Ultra-stable CsPbBr3@PbBrOH nanorods for fluorescence labeling application based on methylimidazole-assisted synthesis

Abstract

The extension application of perovskites in aqueous media such as bioassays requires the development of a water-stable perovskite with a simple preparation process and low cost. However, the degradation of perovskites in aqueous solution is still a thorny problem. Here, we develop a methylimidazole-assisted two-step synthesis protocol to prepare CsPbBr₃@PbBrOH nanorods with superior water stability and remarkable optical properties at room temperature. The synergy of 2-methylimidazole (2-MIM), an N-donor ligand, with water can not only facilitate CsPbBr₃ formation and suppress CsPb₂Br₅ or Cs₄PbBr₆ formation, but also promote the formation of a PbBrOH shell capping CsPbBr₃. 2-MIM is ionized into 2-MIM⁻ in DMF and 2-MIM⁺ in water. They passivated the surface defects and changed the crystallization environment, leading to water-stable CsPbBr₃@PbBrOH. The obtained CsPbBr₃@PbBrOH nanorods can still maintain 91% PL intensity after being stored in water for more than 2 months. Furthermore, the CsPbBr₃@PbBrOH nanorods show excellent stability in polar solvents, water, and phosphate buffer solution in a wide pH range, as well as better thermal and irradiation stability.
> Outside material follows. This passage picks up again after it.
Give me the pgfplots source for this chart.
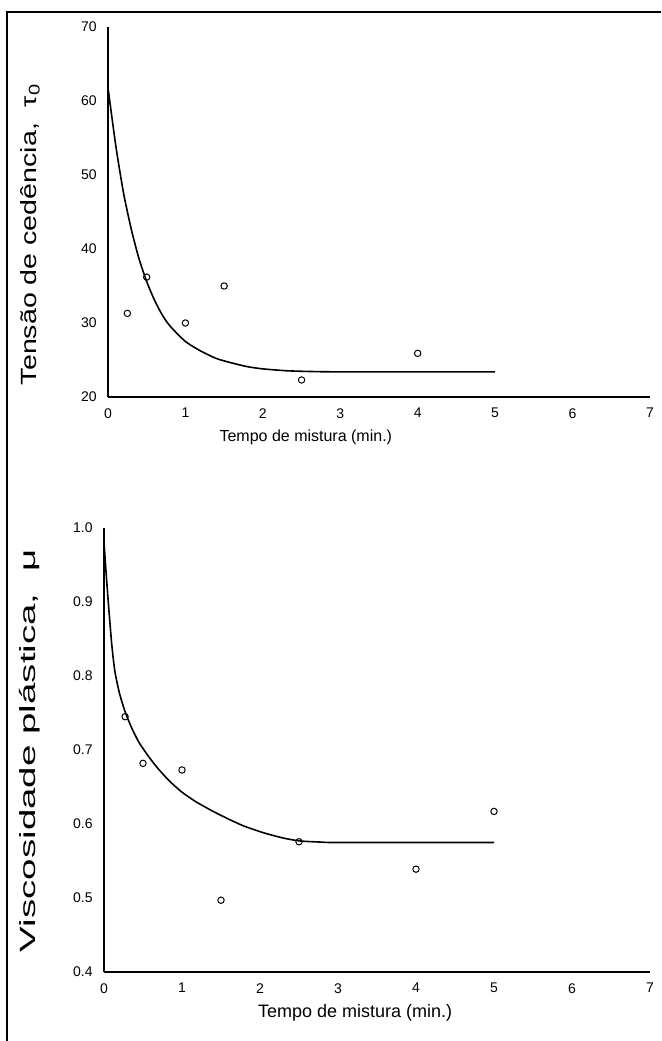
\documentclass[border=0pt]{standalone}
\usepackage{pgfplots}
\pgfplotsset{compat=1.18}
\usepackage{fontspec}
\setmainfont{Liberation Sans}
\begin{document}
\begin{tikzpicture}
\useasboundingbox (0pt,0pt) rectangle (330.5pt,520.5pt);
\draw[line width=1pt] (3.5pt,0pt) -- (3.5pt,514.5pt) -- (330.5pt,514.5pt);
\pgfplotsset{
  myax/.style={
    scale only axis,
    axis x line=bottom, axis y line=left,
    axis line style={-, line width=0.7pt},
    xmin=0, xmax=7, xtick={0,1,...,7},
    tick style={draw=none},
    ticklabel style={font=\fontsize{7}{8}\selectfont},
    /pgf/number format/assume math mode=true,
    clip=false,
    label style={font=\fontsize{11}{13}\selectfont},
  },
  curve/.style={black, line width=0.8pt, smooth, tension=0.4, mark=none},
  pts/.style={only marks, mark=o, mark size=1.6pt, black, mark options={line width=0.5pt}},
}
% top axis
\begin{axis}[myax, at={(54pt,322pt)}, anchor=south west,
  width=271pt, height=185pt,
  ymin=20, ymax=70, ytick={20,30,...,70},
  xlabel={Tempo de mistura (min.)},
  xlabel style={at={(axis description cs:0.365,-0.108)}, anchor=center, font=\fontsize{8}{10}\selectfont},
  ylabel={Tensão de cedência,\ \ τ\textsubscript{0}},
  ylabel style={at={(axis description cs:-0.144,0.44)}, anchor=center, rotate=0, xscale=1.3},
]
\addplot[curve] coordinates {
(0,61.8) (0.1,54.0) (0.2,47.6) (0.3,42.7) (0.4,38.7) (0.5,35.6) (0.6,33.1)
(0.7,31.1) (0.8,29.6) (1.0,27.5) (1.2,26.2) (1.4,25.2) (1.6,24.6) (1.8,24.1)
(2.0,23.8) (2.3,23.55) (2.6,23.45) (3.0,23.4) (5,23.4)};
\addplot[pts] coordinates {
(0.25,31.3) (0.5,36.2) (1.0,30.0) (1.5,35.0) (2.5,22.3) (4.0,25.9)};
\end{axis}
% bottom axis
\begin{axis}[myax, at={(52pt,34.5pt)}, anchor=south west,
  width=273pt, height=222pt,
  ymin=0.4, ymax=1.0, ytick={0.4,0.5,...,1.0},
  yticklabel style={/pgf/number format/fixed, /pgf/number format/fixed zerofill, /pgf/number format/precision=1},
  xlabel={Tempo de mistura (min.)},
  xlabel style={at={(axis description cs:0.46,-0.092)}, anchor=center, font=\fontsize{9}{11}\selectfont},
  ylabel={Viscosidade plástica,\ \ μ},
  ylabel style={at={(axis description cs:-0.1355,0.498)}, anchor=center, rotate=0, xscale=1.75},
]
\addplot[curve] coordinates {
(0,0.981) (0.03,0.935) (0.06,0.893) (0.1,0.842) (0.14,0.806) (0.2,0.776)
(0.27,0.752) (0.35,0.731) (0.45,0.710) (0.58,0.690) (0.7,0.674) (0.84,0.658)
(1.0,0.643) (1.18,0.630) (1.4,0.617) (1.61,0.606) (1.8,0.597) (2.05,0.588)
(2.3,0.581) (2.52,0.577) (2.8,0.5755) (3.0,0.575) (5,0.575)};
\addplot[pts] coordinates {
(0.27,0.745) (0.5,0.682) (1.0,0.673) (1.5,0.497) (2.5,0.576) (4.0,0.539) (5.0,0.617)};
\end{axis}
\end{tikzpicture}
\end{document}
In addition, the CsPbBr₃@PbBrOH nanorods are further functionalized with polydopamine (PDA) for biomolecular immobilization and immunoassay studies. The resulting assay shows a detection limit of 0.003 ng mL⁻¹ for IgG detection, illustrating important progress towards expanding fluorescence labeling application of perovskite nanomaterials for immunoassays.